By US Daily Review Staff.
While the rest of the country was preparing for the July 4th celebrations on Tuesday, Senator Charles Grassley (R-IA) had Attorney General Eric Holder on his mind and the many unanswered questions about the Bureau of Alcohol, Tobacco, And Firearms (ATF) scandalous, “Fast and Furious” operation. Ostensibly for the purpose of tracking guns in the Mexican cartels, there is growing evidence that the real intent of this operation was to create chaos and violence for the purpose of generating more gun control laws.
Senator Chuck Grassley this week asked Attorney General Eric Holder Jr. for information about who at the Department of Justice (DOJ) saw a memo from a special agent for the Bureau of Alcohol, Tobacco, Firearms and Explosives (ATF) who was stationed at the Phoenix field division and was knowledgeable about Operation Fast and Furious.

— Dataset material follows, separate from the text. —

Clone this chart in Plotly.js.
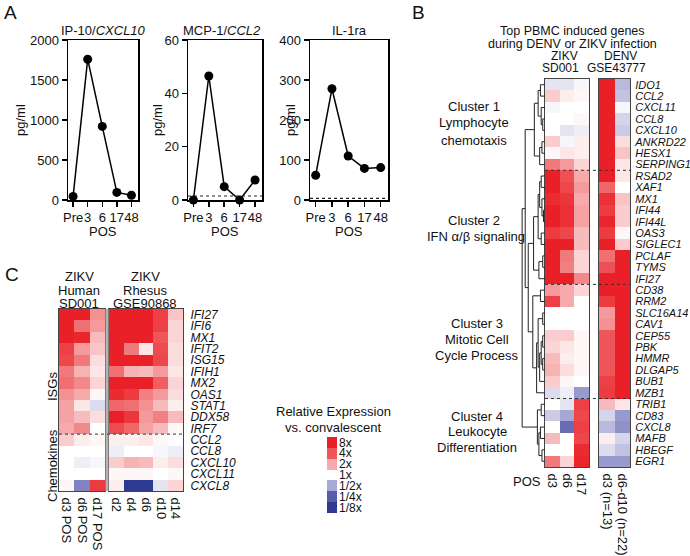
<!DOCTYPE html>
<html>
<head>
<meta charset="utf-8">
<script src="https://cdn.plot.ly/plotly-3.0.1.min.js"></script>
<style>
  html, body { margin: 0; padding: 0; background: #fff; }
  #fig { width: 690px; height: 556px; }
</style>
</head>
<body>
<div id="fig"></div>
<script>
// ---- panel A: serum cytokines
const timepoints = ["Pre", "3", "6", "17", "48"];
const cxcl10Vals = [45, 1760, 920, 95, 60];
const ccl2Vals = [0, 46.5, 5, 0, 7.5];
const il1raVals = [62, 278, 110, 79, 81];
const ccl2Lod = 1.5;
const il1raLod = 4;

// ---- panel B: top PBMC induced genes (log2 fold vs convalescent)
const bGenes = ["IDO1", "CCL2", "CXCL11", "CCL8", "CXCL10", "ANKRD22", "HESX1", "SERPING1",
  "RSAD2", "XAF1", "MX1", "IFI44", "IFI44L", "OAS3", "SIGLEC1", "PCLAF", "TYMS", "IFI27",
  "CD38", "RRM2", "SLC16A14", "CAV1", "CEP55", "PBK", "HMMR", "DLGAP5", "BUB1", "MZB1",
  "TRIB1", "CD83", "CXCL8", "MAFB", "HBEGF", "EGR1"];
const bZikvCols = ["d3", "d6", "d17"];
const bDenvCols = ["d3 (n=13)", "d6-d10 (n=22)"];
const bZikvVals = [
  [-0.3, -0.3, -0.1], [0.6, 0.2, 0.1], [-0.1, 0, 0], [0, 0, 0.1], [0, -0.3, -0.2],
  [0.6, -0.1, 0.2], [0.1, 0.3, 0.2], [1.6, 1.2, 0.5],
  [3, 2.1, 1.0], [3, 2.3, 1.2], [2.8, 2.6, 1.0], [3, 2.7, 1.1], [3, 2.7, 1.1],
  [2.5, 2.3, 0.8], [3, 3, 0.8], [3, 1.6, 0.5], [3, 1.5, 0.5], [3, 3, 1.4],
  [1.2, 1.0, 0.5], [2.4, 1.0, 0], [0, 0, 0], [0, 0, 0], [0.6, 0.6, 0.1],
  [0.5, 0.3, 0.1], [0.8, 0.2, 0.1], [0.9, 0.4, 0.1], [0.6, 0.1, 0], [-0.4, -0.2, -1.2],
  [0, -0.3, 2.4], [-0.6, -1.0, 2.3], [0, -1.8, 2.4], [0.8, 0, 2.3], [0, 0, 2.8], [1.6, 0.5, 2.9]
];
const bDenvVals = [
  [3, -0.8], [3, -0.7], [3, -0.1], [3, -0.5], [3, -0.6], [3, 0.4], [3, 0.7], [3, 0.3],
  [3, 0.3], [1.8, 0], [2.7, 0.7], [2.5, 0.6], [2.9, 0.6], [2.5, 0.1], [3, 0.6], [1.7, 3], [2.1, 3], [3, 3],
  [3, 3], [2.5, 3], [1.2, 3], [1.3, 3], [2, 3], [2, 3], [2, 3], [2, 3], [2.4, 3], [2.5, 3],
  [0.8, 0.3], [-0.5, -1.2], [-0.8, -1.3], [0.2, -0.5], [-0.4, -0.7], [-1.2, -1.2]
];
const bClusterBreaks = [7.5, 17.5, 27.5];
// dendrogram merges: [childA, childB, height]; ids >= 34 are earlier merges
const bMerges = [
  [3, 4, 0.3], [2, 34, 0.5], [0, 1, 0.6], [36, 35, 0.9], [5, 6, 0.4], [38, 7, 0.7], [37, 39, 1.4],
  [11, 12, 0.2], [10, 41, 0.4], [8, 9, 0.5], [43, 42, 0.7], [13, 14, 0.5], [44, 45, 0.9],
  [15, 16, 0.3], [47, 17, 0.8], [46, 48, 1.5],
  [18, 19, 0.6], [20, 21, 0.3], [22, 23, 0.3], [24, 25, 0.3], [52, 53, 0.5], [54, 26, 0.7],
  [51, 55, 0.9], [56, 27, 1.1], [50, 57, 1.6],
  [28, 29, 0.5], [30, 31, 0.6], [32, 33, 0.4], [60, 61, 0.8], [59, 62, 1.0],
  [49, 58, 2.2], [40, 64, 2.6], [65, 63, 3.0]
];

// ---- panel C: ISGs and chemokines, human vs rhesus
const cGenes = ["IFI27", "IFI6", "MX1", "IFIT2", "ISG15", "IFIH1", "MX2", "OAS1", "STAT1",
  "DDX58", "IRF7", "CCL2", "CCL8", "CXCL10", "CXCL11", "CXCL8"];
const cHumanCols = ["d3 POS", "d6 POS", "d17 POS"];
const cRhesusCols = ["d2", "d4", "d6", "d10", "d14"];
const cHumanVals = [
  [3, 3, 1.3], [3, 1.7, 1.2], [3, 2.9, 0.8], [2.4, 1.2, 0.7], [2.3, 1.6, 0.4],
  [1.6, 0.9, 0.3], [1.7, 1.4, 0.5], [1.3, 1.0, 0.1], [1.1, 0.3, -0.4], [1.1, 0.8, 0.4],
  [1.0, 1.4, 0], [0.6, 0.2, 0.1], [0, 0, 0], [0, -0.2, -0.1], [0, 0, 0], [0.1, -1.5, 2.5]
];
const cRhesusVals = [
  [3, 3, 3, 2.4, 0.7], [3, 3, 3, 2.4, 0.5], [3, 3, 3, 2.0, 0.5], [3, 1.6, 0.3, 2.2, 0.4],
  [3, 3, 3, 2.3, 0.4], [1.7, 0.9, 0.8, 1.2, 0.3], [3, 3, 3, 1.9, 0.5], [2.8, 2.5, 1.5, 1.2, 0.4],
  [1.8, 1.7, 1.3, 0.8, 0.2], [3, 2.6, 1.2, 1.5, 0.8], [2.2, 1.8, 1.1, 0.8, 0.1],
  [0.2, 0.2, 0.3, 0.1, 0], [-0.2, 0, 0, -0.1, -0.2], [0.6, 0.9, 0.8, 0.2, 0.4],
  [0.1, 0.1, 0.1, 0, 0.1], [0.2, -3, -3, -0.3, 0.5]
];
const cGroupBreak = 10.5;

// ---- colour key
const legendLevels = ["8x", "4x", "2x", "1x", "1/2x", "1/4x", "1/8x"];
const legendLog2 = [3, 2, 1, 0, -1, -2, -3];

const W = 690, H = 556;
const FONT = "'Liberation Sans', Arial, sans-serif";
const dx = (l, r) => [l / W, r / W];
const dy = (t, b) => [1 - b / H, 1 - t / H];

const heatScale = [
  [0, "rgb(46,57,145)"], [1 / 6, "rgb(88,93,170)"], [2 / 6, "rgb(168,168,212)"],
  [0.5, "rgb(255,255,255)"], [4 / 6, "rgb(246,170,172)"], [5 / 6, "rgb(238,86,90)"],
  [1, "rgb(233,32,39)"]
];

function lineAxes(xDom, yMax, dtick) {
  const common = {
    showline: true, mirror: true, linecolor: "#000", linewidth: 1.5,
    ticks: "outside", ticklen: 5, tickwidth: 1.5, tickcolor: "#000",
    showgrid: false, zeroline: false, tickfont: { size: 13, color: "#111" }
  };
  return {
    x: Object.assign({}, common, {
      domain: xDom, type: "category", range: [-0.35, 4.45],
      tickmode: "array", tickvals: timepoints, ticktext: timepoints, tickangle: 0
    }),
    y: Object.assign({}, common, { domain: dy(40, 200), range: [0, yMax], dtick: dtick })
  };
}

function heatAxes(xDom, yDom, cols, rows, opts) {
  return {
    x: {
      domain: xDom, type: "category", showline: true, mirror: true, linecolor: "#444", linewidth: 1,
      ticks: "", tickangle: 90, tickfont: { size: 13, color: "#111" }, showgrid: false, zeroline: false,
      tickmode: "array", tickvals: cols, ticktext: cols, ticklabelstandoff: opts.xStand || 3
    },
    y: {
      domain: yDom, type: "category", range: [rows.length - 0.5, -0.5], showline: true, mirror: true,
      linecolor: "#444", linewidth: 1, ticks: "", showgrid: false, zeroline: false,
      tickmode: "array", tickvals: rows, ticktext: rows,
      showticklabels: !!opts.labels, side: "right", ticklabelstandoff: opts.yStand || 2,
      tickfont: { size: opts.ySize || 12, style: "italic", color: "#111" }
    }
  };
}

function dendroSegments(nLeaves, merges) {
  const pos = [], hgt = [];
  for (let i = 0; i < nLeaves; i++) { pos.push(i); hgt.push(0); }
  const xs = [], ys = [];
  merges.forEach(([a, b, h]) => {
    xs.push(hgt[a], h, h, hgt[b], null);
    ys.push(pos[a], pos[a], pos[b], pos[b], null);
    pos.push((pos[a] + pos[b]) / 2);
    hgt.push(h);
  });
  return { xs, ys };
}

function draw() {
  const a1 = lineAxes(dx(68, 138), 2000, 500);
  const a2 = lineAxes(dx(188, 262), 60, 20);
  const a3 = lineAxes(dx(310, 388), 400, 100);
  const bz = heatAxes(dx(545, 589), dy(79, 467), bZikvCols, bGenes, {});
  const bd = heatAxes(dx(599, 630), dy(79, 467), bDenvCols, bGenes, { labels: true, ySize: 11 });
  const ch = heatAxes(dx(59, 105), dy(309, 491), cHumanCols, cGenes, {});
  const cr = heatAxes(dx(109, 183), dy(309, 491), cRhesusCols, cGenes, { labels: true, ySize: 12, yStand: 4 });

  const lineTrace = (vals, ax) => ({
    type: "scatter", mode: "lines+markers", x: timepoints, y: vals,
    xaxis: "x" + ax, yaxis: "y" + ax, cliponaxis: false, hoverinfo: "skip",
    line: { color: "#000", width: 1.5 }, marker: { color: "#000", size: 9 }
  });
  const heat = (z, x, y, ax) => ({
    type: "heatmap", z: z, x: x, y: y, xaxis: "x" + ax, yaxis: "y" + ax,
    colorscale: heatScale, zmin: -3, zmax: 3, showscale: false, hoverinfo: "skip"
  });

  const dendro = dendroSegments(bGenes.length, bMerges);
  const traces = [
    lineTrace(cxcl10Vals, ""), lineTrace(ccl2Vals, "2"), lineTrace(il1raVals, "3"),
    heat(bZikvVals, bZikvCols, bGenes, "4"),
    heat(bDenvVals, bDenvCols, bGenes, "5"),
    {
      type: "scatter", mode: "lines", x: dendro.xs, y: dendro.ys, xaxis: "x6", yaxis: "y6",
      line: { color: "#222", width: 1 }, hoverinfo: "skip", connectgaps: false
    },
    heat(cHumanVals, cHumanCols, cGenes, "7"),
    heat(cRhesusVals, cRhesusCols, cGenes, "8"),
    heat(legendLog2.map((v) => [v]), ["key"], legendLevels, "9")
  ];
  traces[0].xaxis = "x"; traces[0].yaxis = "y";

  const dot = { color: "#222", width: 1.2, dash: "dot" };
  const shapes = [
    { type: "line", xref: "x2 domain", x0: 0, x1: 1, yref: "y2", y0: ccl2Lod, y1: ccl2Lod, line: dot },
    { type: "line", xref: "x3 domain", x0: 0, x1: 1, yref: "y3", y0: il1raLod, y1: il1raLod, line: dot },
    {
      type: "rect", xref: "paper", x0: 105.5 / W, x1: 108.5 / W, yref: "paper",
      y0: dy(309, 491)[0], y1: dy(309, 491)[1], fillcolor: "#b4b4b4", line: { width: 0 }
    },
    {
      type: "line", xref: "x7 domain", x0: 0, x1: (183 - 59) / (105 - 59), yref: "y7",
      y0: cGroupBreak, y1: cGroupBreak, line: { color: "#333", width: 1, dash: "dot" }
    }
  ];
  bClusterBreaks.forEach((b) => shapes.push({
    type: "line", xref: "x4 domain", x0: 0, x1: (631 - 545) / (589 - 545), yref: "y4",
    y0: b, y1: b, line: { color: "#333", width: 1, dash: "dot" }
  }));

  const txt = (x, y, text, size, extra) => Object.assign({
    xref: "paper", yref: "paper", x: x / W, y: 1 - y / H, text: text, showarrow: false,
    xanchor: "center", yanchor: "middle", font: { size: size || 13, color: "#111" }
  }, extra || {});
  const annotations = [
    txt(10, 13, "A", 19), txt(418, 13, "B", 19), txt(12, 274, "C", 19),
    txt(103, 31, "IP-10/<i>CXCL10</i>"), txt(222, 31, "MCP-1/<i>CCL2</i>"), txt(349, 31, "IL-1ra"),
    txt(20, 120, "pg/ml", 13, { textangle: -90 }), txt(157, 120, "pg/ml", 13, { textangle: -90 }),
    txt(290, 120, "pg/ml", 13, { textangle: -90 }),
    txt(103, 231, "POS"), txt(225, 231, "POS"), txt(349, 231, "POS"),
    txt(572, 31, "Top PBMC induced genes", 12.5), txt(572, 44, "during DENV or ZIKV infection", 12.5),
    txt(564, 56, "ZIKV", 12), txt(620, 56, "DENV", 12), txt(560, 67.5, "SD001", 12), txt(616, 67.5, "GSE43777", 12),
    txt(474, 106, "Cluster 1"), txt(474, 123, "Lymphocyte"), txt(474, 140, "chemotaxis"),
    txt(474, 220, "Cluster 2"), txt(476, 236, "IFN \u03b1/\u03b2 signaling"),
    txt(477, 323, "Cluster 3"), txt(477, 339, "Mitotic Cell"), txt(477, 355, "Cycle Process"),
    txt(477, 416, "Cluster 4"), txt(477, 431, "Leukocyte"), txt(477, 447, "Differentiation"),
    txt(527, 481, "POS"),
    txt(79, 276, "ZIKV"), txt(79, 290, "Human"), txt(79, 303, "SD001"),
    txt(145, 276, "ZIKV"), txt(145, 290, "Rhesus"), txt(145, 303, "GSE90868"),
    txt(52, 387, "ISGs", 13, { textangle: -90 }), txt(52, 466, "Chemokines", 13, { textangle: -90 }),
    txt(333, 411, "Relative Expression"), txt(333, 427, "vs. convalescent")
  ];

  const layout = {
    width: W, height: H, margin: { l: 0, r: 0, t: 0, b: 0 },
    paper_bgcolor: "#fff", plot_bgcolor: "rgba(0,0,0,0)", showlegend: false,
    font: { family: FONT, size: 13, color: "#111" },
    xaxis: Object.assign(a1.x, { anchor: "y" }), yaxis: Object.assign(a1.y, { anchor: "x" }),
    xaxis2: Object.assign(a2.x, { anchor: "y2" }), yaxis2: Object.assign(a2.y, { anchor: "x2" }),
    xaxis3: Object.assign(a3.x, { anchor: "y3" }), yaxis3: Object.assign(a3.y, { anchor: "x3" }),
    xaxis4: Object.assign(bz.x, { anchor: "y4" }), yaxis4: Object.assign(bz.y, { anchor: "x4" }),
    xaxis5: Object.assign(bd.x, { anchor: "y5" }), yaxis5: Object.assign(bd.y, { anchor: "x5" }),
    xaxis6: { domain: dx(521, 545), range: [3.15, 0], visible: false, anchor: "y6" },
    yaxis6: { domain: dy(79, 467), range: [bGenes.length - 0.5, -0.5], visible: false, anchor: "x6" },
    xaxis7: Object.assign(ch.x, { anchor: "y7" }), yaxis7: Object.assign(ch.y, { anchor: "x7" }),
    xaxis8: Object.assign(cr.x, { anchor: "y8" }), yaxis8: Object.assign(cr.y, { anchor: "x8" }),
    xaxis9: { domain: dx(327, 337), visible: false, anchor: "y9", type: "category" },
    yaxis9: {
      domain: dy(437, 513), type: "category", range: [6.5, -0.5], anchor: "x9", side: "right",
      showline: false, ticks: "", showgrid: false, zeroline: false, ticklabelstandoff: 1,
      tickmode: "array", tickvals: legendLevels, ticktext: legendLevels,
      tickfont: { size: 12, color: "#111" }
    },
    shapes: shapes,
    annotations: annotations
  };

  Plotly.newPlot("fig", traces, layout, { displayModeBar: false, staticPlot: true });
}

window.addEventListener("load", draw);
</script>
</body>
</html>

This memo was produced the day before the Department of Justice flat out denied there was a program underway to let guns walk to stra buyers.

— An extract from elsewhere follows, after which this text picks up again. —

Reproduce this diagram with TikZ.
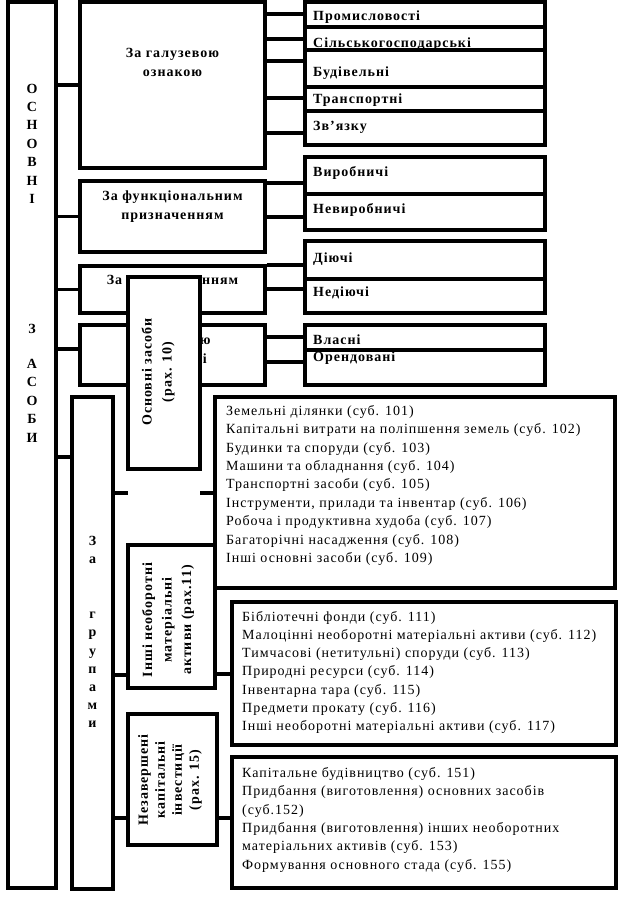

In a letter to Attorney General Holder this afternoon, Grassley said the memo traveled rapidly through the chain of command at ATF and was allegedly forwarded to DOJ headquarters on February 3, 2011, in advance of the February 4, 2011, denial by DOJ. Grassley’s office has been told that the substance of the memo “caused such a stir that ATF planned to put a panel together to address the allegations but someone within DOJ suppressed the idea.” The details in the agent’s memo would have provided DOJ officials important information about what, in fact, was happening in Operation Fast and Furious.
Grassley said he is asking questions because discovering how high up the chain of command the memo was reviewed “has not been easy.” His requests to interview officials who might corroborate accounts has been denied, and DOJ may have withheld relevant documents from what it said were the deliberative materials used to draft the February 4, 2011, letter. Ultimately, in the face of mounting evidence presented by Grassley and others, DOJ withdrew its February 4 denial.
“Without the complete, documented set of facts, fair and informed conclusions can’t be drawn, and the Justice Department’s lack of transparency about what it knew and when about Operation Fast and Furious is unacceptable, especially in light of the connections to the murder of Border Patrol Agent Brian Terry and an unknown number of Mexican citizens,” Grassley said.